Читать «Приметы и религия в жизни А. С. Пушкина» онлайн - страница 35

Владимир Владмели

Требовалось лишь создать иллюзию справедливости и декабристу уже в острог послали несколько вопросов. Лунин отвечал на них с презрительной насмешкой.

Он, например, утверждал, что писал статью не по своей воле, а по просьбе коменданта Петровской тюрьмы, генерала Лепарского, который “желая иметь подробные сведения о Тайном Обществе, обратился к нему, как к одному из учредителей”. При этом он “не нуждался ни в чьей помощи для составления статьи о предмете, который, к несчастью, ему слишком хорошо знаком”. Никто из его друзей “Взгляд…” не читал, только декабрист Иванов попросил это произведение, но и то лишь потому, что оно было написано по-французски, а Иванов, находясь на поселении и не зная, чем заняться, начал изучать французский язык.

Михаил Сергеевич очень хорошо знал, что проверить его слова, а тем более привлечь к ответу любопытствующего генерала или страдающего от безделья каторжника, было нельзя: оба они уже отвечали за свои грехи перед Всевышним.

XIII

Лунина продержали несколько дней в Нерчинске, а затем повезли дальше, в Акатуй. Это была самая страшная тюрьма. Николай I хотел упрятать туда всех декабристов и лишь общественное мнение заставило его изменить первоначальные планы. Родственники заключенных считали, что в окрестностях Акатуя гибнет все живое и ссылка туда равносильна смертной казни с очень небольшой отсрочкой.

Уже само здание тюрьмы не предвещало ничего хорошего.

– Архитектор Акатуевского замка без сомнения унаследовал воображение Данта, – писал Лунин, – мои предыдущие тюрьмы были будуарами по сравнению с тем казематом, который я теперь занимаю. Меня стерегут, не спуская глаз. Непонятно было лишь, от чего стерегли Михаила Сергеевича: от побега или от соузников.

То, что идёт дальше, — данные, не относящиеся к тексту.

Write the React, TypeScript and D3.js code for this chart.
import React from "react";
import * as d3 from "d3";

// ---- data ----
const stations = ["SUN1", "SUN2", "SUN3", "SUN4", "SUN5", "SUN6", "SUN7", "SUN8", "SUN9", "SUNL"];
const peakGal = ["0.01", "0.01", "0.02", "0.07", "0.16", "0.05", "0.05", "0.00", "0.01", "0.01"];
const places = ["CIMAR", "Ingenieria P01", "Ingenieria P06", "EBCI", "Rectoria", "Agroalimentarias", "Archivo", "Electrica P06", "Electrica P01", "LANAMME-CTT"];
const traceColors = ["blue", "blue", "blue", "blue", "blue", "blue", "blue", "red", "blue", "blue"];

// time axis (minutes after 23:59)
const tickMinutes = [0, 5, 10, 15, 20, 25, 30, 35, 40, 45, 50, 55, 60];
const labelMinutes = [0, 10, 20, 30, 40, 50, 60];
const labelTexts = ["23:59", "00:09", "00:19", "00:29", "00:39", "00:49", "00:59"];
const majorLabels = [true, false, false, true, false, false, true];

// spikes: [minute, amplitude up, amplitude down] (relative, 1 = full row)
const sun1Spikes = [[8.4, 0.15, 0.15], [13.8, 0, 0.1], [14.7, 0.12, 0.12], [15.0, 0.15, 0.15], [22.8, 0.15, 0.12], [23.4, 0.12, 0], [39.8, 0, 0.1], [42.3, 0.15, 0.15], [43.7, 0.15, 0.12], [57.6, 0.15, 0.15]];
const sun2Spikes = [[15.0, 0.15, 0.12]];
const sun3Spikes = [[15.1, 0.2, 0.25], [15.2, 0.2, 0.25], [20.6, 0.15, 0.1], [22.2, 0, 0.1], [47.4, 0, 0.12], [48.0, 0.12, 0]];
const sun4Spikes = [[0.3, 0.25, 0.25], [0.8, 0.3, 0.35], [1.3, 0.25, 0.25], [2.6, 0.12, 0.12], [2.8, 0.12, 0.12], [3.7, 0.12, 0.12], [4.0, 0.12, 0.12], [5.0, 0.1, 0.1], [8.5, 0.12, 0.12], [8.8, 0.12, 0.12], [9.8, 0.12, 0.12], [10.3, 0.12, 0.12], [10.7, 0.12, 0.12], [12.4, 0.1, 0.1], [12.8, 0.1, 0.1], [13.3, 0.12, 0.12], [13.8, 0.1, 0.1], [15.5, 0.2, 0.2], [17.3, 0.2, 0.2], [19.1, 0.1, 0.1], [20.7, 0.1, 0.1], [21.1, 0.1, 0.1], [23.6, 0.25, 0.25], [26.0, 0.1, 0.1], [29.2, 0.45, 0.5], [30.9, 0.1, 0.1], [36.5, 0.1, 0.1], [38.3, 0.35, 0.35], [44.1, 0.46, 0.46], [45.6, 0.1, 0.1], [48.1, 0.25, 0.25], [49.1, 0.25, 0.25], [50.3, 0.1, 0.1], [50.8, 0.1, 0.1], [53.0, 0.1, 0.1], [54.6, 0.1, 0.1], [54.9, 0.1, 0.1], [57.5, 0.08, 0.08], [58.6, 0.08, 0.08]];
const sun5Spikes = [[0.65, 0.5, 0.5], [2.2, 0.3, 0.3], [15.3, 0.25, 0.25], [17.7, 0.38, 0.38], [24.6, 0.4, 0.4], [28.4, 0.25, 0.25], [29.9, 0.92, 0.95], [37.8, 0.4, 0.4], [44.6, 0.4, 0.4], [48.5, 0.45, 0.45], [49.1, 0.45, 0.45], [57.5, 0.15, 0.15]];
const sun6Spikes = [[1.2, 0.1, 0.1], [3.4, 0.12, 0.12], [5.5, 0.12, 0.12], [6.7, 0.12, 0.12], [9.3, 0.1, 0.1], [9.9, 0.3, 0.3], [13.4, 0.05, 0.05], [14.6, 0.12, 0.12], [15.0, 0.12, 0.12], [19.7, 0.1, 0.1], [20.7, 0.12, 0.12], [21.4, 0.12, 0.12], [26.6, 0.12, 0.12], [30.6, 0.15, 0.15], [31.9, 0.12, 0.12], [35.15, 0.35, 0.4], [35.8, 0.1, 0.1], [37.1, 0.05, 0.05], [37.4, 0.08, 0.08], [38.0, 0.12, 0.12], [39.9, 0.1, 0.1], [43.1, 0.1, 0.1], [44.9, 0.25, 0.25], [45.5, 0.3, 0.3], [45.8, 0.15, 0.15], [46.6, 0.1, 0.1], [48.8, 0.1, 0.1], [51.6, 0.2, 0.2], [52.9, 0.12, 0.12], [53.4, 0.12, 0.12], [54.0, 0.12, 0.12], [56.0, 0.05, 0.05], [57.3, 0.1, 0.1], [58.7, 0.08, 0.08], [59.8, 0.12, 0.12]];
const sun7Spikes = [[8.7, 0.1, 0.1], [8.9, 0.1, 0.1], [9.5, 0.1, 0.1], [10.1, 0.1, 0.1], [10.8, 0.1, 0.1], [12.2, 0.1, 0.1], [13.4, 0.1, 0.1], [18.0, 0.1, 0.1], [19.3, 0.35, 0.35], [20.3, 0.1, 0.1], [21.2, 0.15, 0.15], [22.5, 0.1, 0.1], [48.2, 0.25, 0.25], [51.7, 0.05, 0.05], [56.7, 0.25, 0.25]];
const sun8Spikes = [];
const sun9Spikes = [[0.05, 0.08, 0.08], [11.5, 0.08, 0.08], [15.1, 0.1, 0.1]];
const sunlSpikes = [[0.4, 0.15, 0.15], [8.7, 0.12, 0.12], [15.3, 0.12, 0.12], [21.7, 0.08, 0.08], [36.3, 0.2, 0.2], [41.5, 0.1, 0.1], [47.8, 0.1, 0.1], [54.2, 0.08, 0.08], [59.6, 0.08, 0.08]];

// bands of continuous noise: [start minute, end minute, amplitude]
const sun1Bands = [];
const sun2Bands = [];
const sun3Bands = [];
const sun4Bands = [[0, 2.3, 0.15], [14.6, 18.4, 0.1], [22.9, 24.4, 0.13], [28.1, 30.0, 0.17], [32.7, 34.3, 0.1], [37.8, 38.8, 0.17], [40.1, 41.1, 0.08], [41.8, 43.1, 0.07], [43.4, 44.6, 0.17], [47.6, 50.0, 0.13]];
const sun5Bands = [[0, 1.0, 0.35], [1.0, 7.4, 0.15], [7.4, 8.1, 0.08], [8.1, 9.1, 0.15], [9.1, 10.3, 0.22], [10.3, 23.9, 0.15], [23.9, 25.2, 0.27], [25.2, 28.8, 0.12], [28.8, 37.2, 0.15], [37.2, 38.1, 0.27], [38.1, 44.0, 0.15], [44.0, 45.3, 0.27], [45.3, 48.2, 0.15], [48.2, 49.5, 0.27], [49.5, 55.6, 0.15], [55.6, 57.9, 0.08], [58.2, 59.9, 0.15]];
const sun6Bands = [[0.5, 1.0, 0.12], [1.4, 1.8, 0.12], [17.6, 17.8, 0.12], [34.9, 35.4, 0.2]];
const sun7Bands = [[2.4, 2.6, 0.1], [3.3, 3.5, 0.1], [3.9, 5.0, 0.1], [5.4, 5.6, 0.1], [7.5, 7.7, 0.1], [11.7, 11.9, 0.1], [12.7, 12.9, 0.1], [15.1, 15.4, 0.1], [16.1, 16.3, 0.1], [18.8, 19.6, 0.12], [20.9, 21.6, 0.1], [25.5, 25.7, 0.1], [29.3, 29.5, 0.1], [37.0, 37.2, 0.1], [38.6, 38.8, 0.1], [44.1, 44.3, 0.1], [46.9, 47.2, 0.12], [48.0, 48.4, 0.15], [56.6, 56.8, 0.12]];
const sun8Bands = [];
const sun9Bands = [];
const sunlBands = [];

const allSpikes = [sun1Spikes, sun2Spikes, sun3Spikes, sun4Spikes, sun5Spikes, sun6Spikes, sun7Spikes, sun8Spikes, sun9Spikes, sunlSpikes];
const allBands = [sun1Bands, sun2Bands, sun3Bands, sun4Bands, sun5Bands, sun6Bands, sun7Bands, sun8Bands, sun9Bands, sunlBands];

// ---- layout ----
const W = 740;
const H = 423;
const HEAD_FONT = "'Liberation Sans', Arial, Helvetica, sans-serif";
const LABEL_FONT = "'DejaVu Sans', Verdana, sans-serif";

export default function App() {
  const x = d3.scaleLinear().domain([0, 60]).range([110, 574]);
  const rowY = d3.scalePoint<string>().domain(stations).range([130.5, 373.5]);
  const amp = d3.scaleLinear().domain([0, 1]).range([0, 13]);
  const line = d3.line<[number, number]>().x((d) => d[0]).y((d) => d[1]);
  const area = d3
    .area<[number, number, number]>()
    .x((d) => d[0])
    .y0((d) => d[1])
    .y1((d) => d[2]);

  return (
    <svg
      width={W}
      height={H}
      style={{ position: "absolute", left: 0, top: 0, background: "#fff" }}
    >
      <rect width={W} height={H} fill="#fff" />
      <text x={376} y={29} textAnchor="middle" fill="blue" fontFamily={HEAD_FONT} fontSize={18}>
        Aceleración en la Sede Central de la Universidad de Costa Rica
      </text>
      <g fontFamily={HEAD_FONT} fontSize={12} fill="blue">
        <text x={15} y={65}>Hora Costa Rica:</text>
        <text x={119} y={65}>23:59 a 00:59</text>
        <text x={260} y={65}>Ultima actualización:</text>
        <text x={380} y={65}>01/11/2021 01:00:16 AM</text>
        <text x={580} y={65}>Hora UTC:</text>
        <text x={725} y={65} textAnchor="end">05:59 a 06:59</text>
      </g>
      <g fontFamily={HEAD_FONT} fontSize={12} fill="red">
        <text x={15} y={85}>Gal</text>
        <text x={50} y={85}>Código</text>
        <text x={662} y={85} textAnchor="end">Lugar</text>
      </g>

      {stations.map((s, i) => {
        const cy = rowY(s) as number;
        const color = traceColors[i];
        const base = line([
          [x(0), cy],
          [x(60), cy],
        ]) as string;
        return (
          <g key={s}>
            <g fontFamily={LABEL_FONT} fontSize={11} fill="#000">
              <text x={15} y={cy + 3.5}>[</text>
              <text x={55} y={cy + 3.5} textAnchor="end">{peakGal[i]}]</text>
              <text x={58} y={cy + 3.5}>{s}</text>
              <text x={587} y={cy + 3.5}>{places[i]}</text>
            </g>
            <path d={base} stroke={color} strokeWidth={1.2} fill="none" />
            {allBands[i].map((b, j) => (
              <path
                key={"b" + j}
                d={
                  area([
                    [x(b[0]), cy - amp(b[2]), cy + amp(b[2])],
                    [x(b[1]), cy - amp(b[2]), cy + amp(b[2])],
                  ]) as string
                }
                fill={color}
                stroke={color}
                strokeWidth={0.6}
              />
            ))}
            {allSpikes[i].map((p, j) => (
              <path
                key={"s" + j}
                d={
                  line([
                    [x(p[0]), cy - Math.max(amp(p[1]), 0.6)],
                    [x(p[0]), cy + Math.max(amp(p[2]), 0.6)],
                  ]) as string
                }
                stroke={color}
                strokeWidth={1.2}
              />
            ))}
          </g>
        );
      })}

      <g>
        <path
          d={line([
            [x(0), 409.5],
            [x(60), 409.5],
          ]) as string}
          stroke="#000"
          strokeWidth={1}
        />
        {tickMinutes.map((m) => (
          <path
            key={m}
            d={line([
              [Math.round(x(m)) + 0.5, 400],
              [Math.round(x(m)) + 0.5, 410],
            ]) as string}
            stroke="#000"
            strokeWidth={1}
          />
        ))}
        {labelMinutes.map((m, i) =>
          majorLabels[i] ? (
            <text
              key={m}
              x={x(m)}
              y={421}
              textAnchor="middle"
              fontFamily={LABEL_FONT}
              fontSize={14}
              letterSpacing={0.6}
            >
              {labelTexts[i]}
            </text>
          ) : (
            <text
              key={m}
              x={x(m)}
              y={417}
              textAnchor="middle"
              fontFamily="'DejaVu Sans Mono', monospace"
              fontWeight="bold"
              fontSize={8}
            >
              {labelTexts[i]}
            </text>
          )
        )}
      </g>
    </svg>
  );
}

Вместе с ним томились “полсотни душегубов, убийц, разбойничьих атаманов и фальшивомонетчиков”. Условия, в которых они содержались, вполне подошли бы для преисподней: в баню их водили только раз в год, белье не меняли вовсе, а чай с сахаром давали лишь по большим праздникам. Единственное развлечение заключенных состояло в том, что они ходили в тюремный двор смотреть, как наказывают кнутом их товарищей. Некоторые арестанты пытались было протестовать, но начальник тюрьмы Григорьев быстро успокоил недовольных, приковав их цепью к стене. Он и с Луниным поступил бы так же, если бы не опасался его родственников. Слишком уж говорливым оказался этот странный каторжанин. Но самое удивительное было то, что просил он всегда за других.

Совместные страдания сблизили Михаила Сергеевича с товарищами по несчастью, а лучше узнав их, он увидел положительные черты даже в этих изгоях.

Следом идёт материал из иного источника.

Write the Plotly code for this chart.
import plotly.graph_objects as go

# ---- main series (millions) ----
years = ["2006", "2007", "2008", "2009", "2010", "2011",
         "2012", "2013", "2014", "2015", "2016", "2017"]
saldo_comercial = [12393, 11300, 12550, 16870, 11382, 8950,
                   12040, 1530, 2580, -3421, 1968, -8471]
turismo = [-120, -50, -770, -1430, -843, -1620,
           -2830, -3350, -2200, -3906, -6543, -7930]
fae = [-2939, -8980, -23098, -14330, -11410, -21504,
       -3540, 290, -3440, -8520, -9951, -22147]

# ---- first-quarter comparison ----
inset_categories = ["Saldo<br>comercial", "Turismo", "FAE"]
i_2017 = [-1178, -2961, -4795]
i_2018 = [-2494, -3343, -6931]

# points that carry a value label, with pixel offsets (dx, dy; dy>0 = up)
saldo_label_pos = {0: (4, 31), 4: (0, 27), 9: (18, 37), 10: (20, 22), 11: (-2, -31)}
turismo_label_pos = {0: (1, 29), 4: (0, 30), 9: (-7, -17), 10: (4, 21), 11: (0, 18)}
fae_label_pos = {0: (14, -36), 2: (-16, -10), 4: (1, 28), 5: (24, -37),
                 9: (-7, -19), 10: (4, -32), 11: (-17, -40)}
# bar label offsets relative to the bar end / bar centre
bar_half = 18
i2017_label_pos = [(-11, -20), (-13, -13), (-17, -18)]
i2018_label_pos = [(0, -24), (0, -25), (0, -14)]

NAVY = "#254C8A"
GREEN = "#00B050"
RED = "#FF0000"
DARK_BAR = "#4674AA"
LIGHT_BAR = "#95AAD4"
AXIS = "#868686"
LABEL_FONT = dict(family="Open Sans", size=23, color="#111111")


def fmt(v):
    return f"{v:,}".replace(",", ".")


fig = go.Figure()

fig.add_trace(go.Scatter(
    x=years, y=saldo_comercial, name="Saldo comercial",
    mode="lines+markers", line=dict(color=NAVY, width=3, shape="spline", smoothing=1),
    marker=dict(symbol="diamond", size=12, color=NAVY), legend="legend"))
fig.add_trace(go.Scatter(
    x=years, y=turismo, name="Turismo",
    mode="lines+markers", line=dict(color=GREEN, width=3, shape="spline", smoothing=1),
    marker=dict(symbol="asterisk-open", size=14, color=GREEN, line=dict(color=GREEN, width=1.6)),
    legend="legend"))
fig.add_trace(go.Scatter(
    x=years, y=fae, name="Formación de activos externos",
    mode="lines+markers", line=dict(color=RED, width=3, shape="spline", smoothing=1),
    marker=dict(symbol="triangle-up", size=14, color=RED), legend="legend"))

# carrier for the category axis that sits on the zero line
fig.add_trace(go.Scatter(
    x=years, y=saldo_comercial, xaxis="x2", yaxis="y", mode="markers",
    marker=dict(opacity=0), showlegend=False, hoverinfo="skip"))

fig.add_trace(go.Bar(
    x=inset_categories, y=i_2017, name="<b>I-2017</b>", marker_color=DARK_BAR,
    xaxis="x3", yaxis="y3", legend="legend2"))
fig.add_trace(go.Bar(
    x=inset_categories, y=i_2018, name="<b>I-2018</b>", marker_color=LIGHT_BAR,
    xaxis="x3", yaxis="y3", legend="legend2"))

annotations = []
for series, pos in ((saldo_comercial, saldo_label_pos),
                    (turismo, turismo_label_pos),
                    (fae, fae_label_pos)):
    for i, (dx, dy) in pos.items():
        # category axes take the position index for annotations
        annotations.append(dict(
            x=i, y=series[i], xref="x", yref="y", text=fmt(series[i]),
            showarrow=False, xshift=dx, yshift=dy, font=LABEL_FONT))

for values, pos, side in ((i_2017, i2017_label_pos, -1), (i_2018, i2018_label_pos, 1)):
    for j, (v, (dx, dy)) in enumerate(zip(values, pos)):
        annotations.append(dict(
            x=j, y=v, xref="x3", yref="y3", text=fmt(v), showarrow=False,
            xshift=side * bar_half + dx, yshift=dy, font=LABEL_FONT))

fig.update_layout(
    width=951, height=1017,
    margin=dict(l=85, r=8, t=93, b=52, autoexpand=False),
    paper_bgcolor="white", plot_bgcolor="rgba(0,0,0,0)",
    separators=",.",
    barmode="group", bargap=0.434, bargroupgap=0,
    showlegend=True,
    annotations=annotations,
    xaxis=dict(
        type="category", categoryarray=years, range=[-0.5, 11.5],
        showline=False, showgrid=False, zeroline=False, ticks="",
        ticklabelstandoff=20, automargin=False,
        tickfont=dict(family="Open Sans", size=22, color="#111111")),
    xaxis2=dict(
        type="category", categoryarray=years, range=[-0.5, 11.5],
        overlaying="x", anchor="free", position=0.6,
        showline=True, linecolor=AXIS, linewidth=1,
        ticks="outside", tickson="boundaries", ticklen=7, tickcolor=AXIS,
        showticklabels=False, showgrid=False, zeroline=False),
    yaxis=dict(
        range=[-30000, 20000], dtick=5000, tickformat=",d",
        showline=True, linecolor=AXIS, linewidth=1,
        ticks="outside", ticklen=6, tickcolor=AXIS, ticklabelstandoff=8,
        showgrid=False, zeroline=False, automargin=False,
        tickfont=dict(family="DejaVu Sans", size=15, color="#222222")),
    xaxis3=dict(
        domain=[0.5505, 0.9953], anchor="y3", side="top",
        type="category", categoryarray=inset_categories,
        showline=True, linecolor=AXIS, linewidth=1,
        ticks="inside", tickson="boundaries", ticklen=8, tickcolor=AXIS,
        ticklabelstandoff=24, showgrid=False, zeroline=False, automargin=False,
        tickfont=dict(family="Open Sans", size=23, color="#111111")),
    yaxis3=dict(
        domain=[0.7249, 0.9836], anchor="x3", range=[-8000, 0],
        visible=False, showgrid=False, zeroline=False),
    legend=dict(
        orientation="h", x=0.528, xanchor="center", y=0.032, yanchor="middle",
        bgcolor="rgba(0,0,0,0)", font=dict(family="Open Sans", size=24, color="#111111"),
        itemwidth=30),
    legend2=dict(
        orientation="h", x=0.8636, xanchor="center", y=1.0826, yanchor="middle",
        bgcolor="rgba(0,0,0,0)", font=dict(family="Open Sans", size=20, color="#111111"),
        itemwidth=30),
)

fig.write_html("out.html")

– Мы великолепно сошлись, – очень скоро сообщал он Волконской, – эти добрые люди полюбили меня. Я являюсь хранителем их маленьких сокровищ, приобретенных бог знает как, и поверенным их маленьких тайн.

Лунин всячески пытался облегчить жизнь “этих добрых людей”. Он просил Волконских прислать лекарства от лихорадки, простуды и “от ран, причиняемых кнутом и шпицрутенами”.

Собственное будущее Михаила Сергеевича не волновало и хотя тюремное начальство не говорило с ним об этом, по косвенным признакам он догадался, что “предназначен к медленной смерти в тюрьме, вместо моментальной на эшафоте”.